Information complexity is one of the most powerful tools to prove information-theoretical lower bounds, with broad applications in communication complexity and streaming algorithms. A core notion in information complexity analysis is the Shannon entropy. Though it has some convenient properties, such as chain rules, Shannon entropy still has inherent limitations. One of the most notable barriers is the square-root loss, which is reflected by the square-root gap between entropy gaps and statistical distances, e.g., Pinsker's inequality.

To break this barrier, we introduce a new method based on min-entropy analysis. Building on this new method, we prove the following three results.

1. A tight $\Omega(n/k)$ randomized lower bounds of the $k$-party Tree Pointer Jumping problems, improving an $\Omega(n/k^2)$ lower bounds by Chakrabarti, Cormode, and McGregor (STOC 08).
2. An $\Omega(n/k+\sqrt{n})$ lower bounds of the Chained Index problem for oblivious communication protocols, improving an $\Omega(n/k^2)$ lower bound by Cormode, Dark, and Konrad (ICALP 19). Here, oblivious means that the length of each message does not depend on the input.
3. An $\Omega(n/k-k)$ lower bounds of the Chained Index problem for non-oblivious protocols. To the best of our knowledge, this is the first lower bound for non-oblivious protocols.

Since both problems served as hard problems for numerous applications for streaming problems, our new lower bounds improve these streaming lower bounds directly.
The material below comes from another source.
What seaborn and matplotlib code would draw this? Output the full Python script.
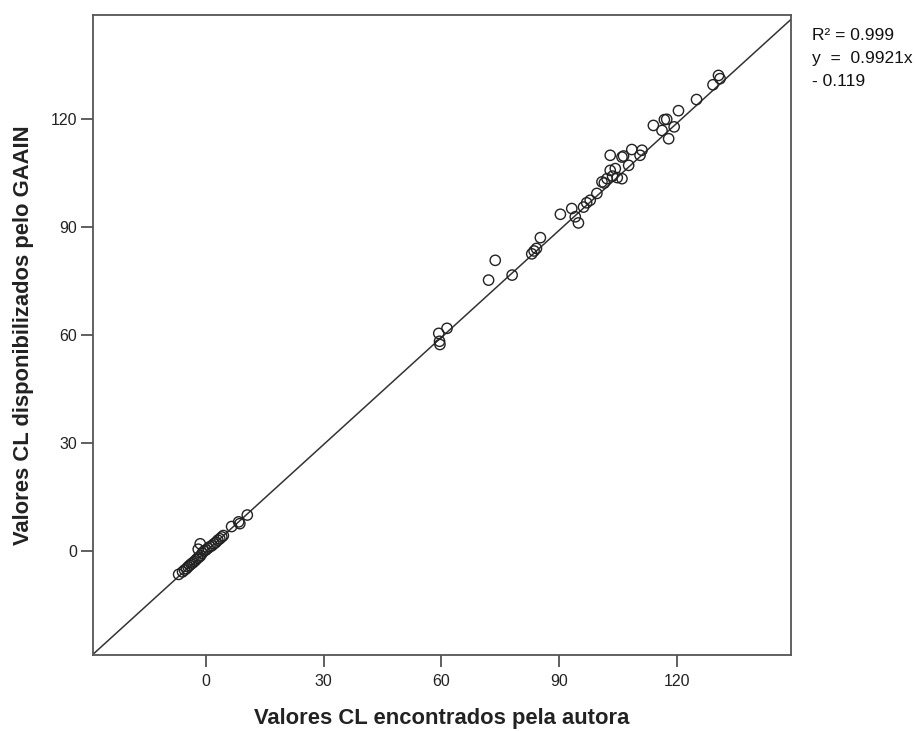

On the technical side, unlike Shannon entropy, min-entropy does not have nice properties such as chain rules. To address this issue, we adopt the structure-vs-pseudorandomness decomposition used by Göös, Pitassi, and Watson (FOCS 17) and Yang and Zhang (STOC 24), where both papers used this decomposition to prove communication lower bounds. In this paper, we extend this method into streaming settings, contributing a new toolkit for proving streaming lower bounds.